At one time at Rogers, kids like Hicks may have fallen through the cracks.

But in the fall of 2011, everything changed. Today, the school day runs 30 minutes longer. The extra half-hour became a mandatory third-period study hall called "ROW time" (Responsibility, Ownership, Willingness). Students finish homework, retake tests and get one-on-one tutoring.

On top of that, intervention teachers use the school's data dashboard to find students with missing assignments and summon them to an extended ROW classroom to work through lunch. The students around Hicks are hammering away at math retakes, persuasive essays, world history assignments, dialectical journals and papers on Antigone and To Kill a Mockingbird.

Rogers' $3.7 million federally funded grant made this possible. It's allowed Rogers to extend its school year by two days, and given the school more administrators, counselors and specialists.

The goal of the 2011 School Improvement Grant was ambitious: Take a school where only half of the students graduated, and somehow bring that rate all the way up to 85 percent.

"At the time, we were one of the bottom 5 percent schools in the state of Washington," Rogers Principal Lori Wyborney says. "Totally failing."

Today, fights are down, Fs are down and attendance is up. More students are taking Advanced Placement classes, while math standardized test scores have soared. Thanks to a literacy program, three times as many books are being checked out from the Rogers library. The graduation rate? Eighty-six percent, on par with high schools in much more affluent neighborhoods.

Yet the grant's initial three-year term ends in only a few days. Spokane Public Schools' preliminary budget sends $280,000 toward Rogers to keep the extra half hour of class time and a few teacher-administrators, but Rogers stands to lose its two-day head start and several staff positions.

There's $1.3 million to $1.7 million left in the state's pool — funds that Rogers can apply for in order to get a one-year extension — but they'll be competing with up to nine other schools.

Wyborney isn't worried, though: The school and the district are looking ahead, not only to raise test scores and graduation rates even higher, but to help kids long before they even step foot in Rogers' halls.

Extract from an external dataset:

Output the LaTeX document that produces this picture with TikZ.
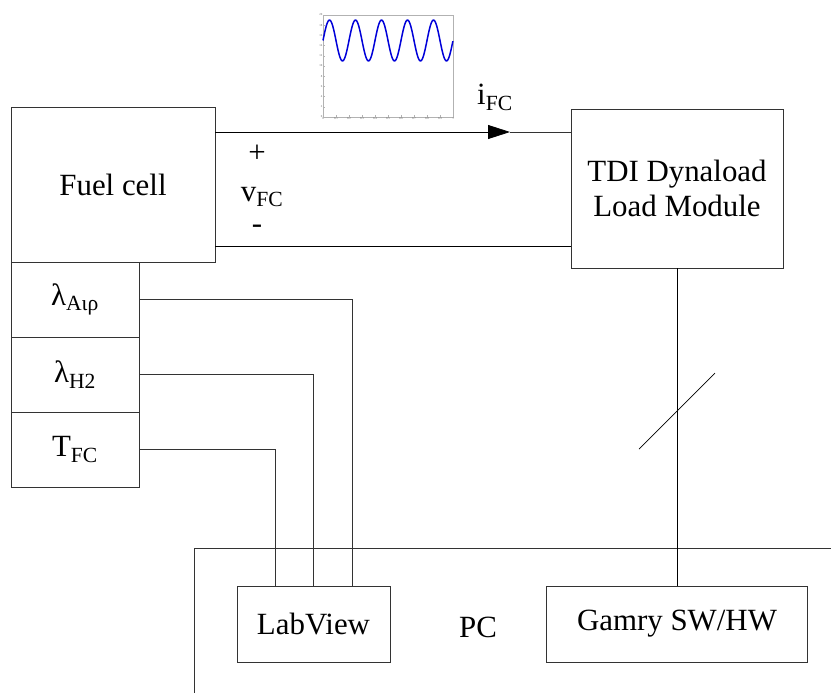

"Our goal is to be in the 90s," Wyborney says of graduation rates. "We're not there yet, but we'll get there."

Buy-in

Intervention specialist Barb Silvey understands where her students come from. She's lived there. She graduated from Rogers nearly 40 years ago, and like many she teaches, grew up in economically depressed Hillyard. She knows all about poverty, eviction and family strife. "My mom was an alcoholic with a capital A," Silvey says.

Of Spokane's high schools, Rogers has the highest rate of low-income students — three out of every four qualify for free or reduced lunch — special education students, and students without English as a primary language. The impact on education is profound.

"When we say, 'Go home and do your homework,' sometimes there aren't any light bulbs [at home]," Silvey says.

As a 30-year veteran of Rogers, she's seen countless experiments to fix the school: pooling high-risk students into the same classrooms, grouping kids by career path, even dividing the school into separate, smaller schools. But she says none of it worked.

When Wyborney became principal in 2010, everything changed. "She's pretty magical," Silvey says. "She has galvanized the staff, to all get on the dang boat and go in the same direction."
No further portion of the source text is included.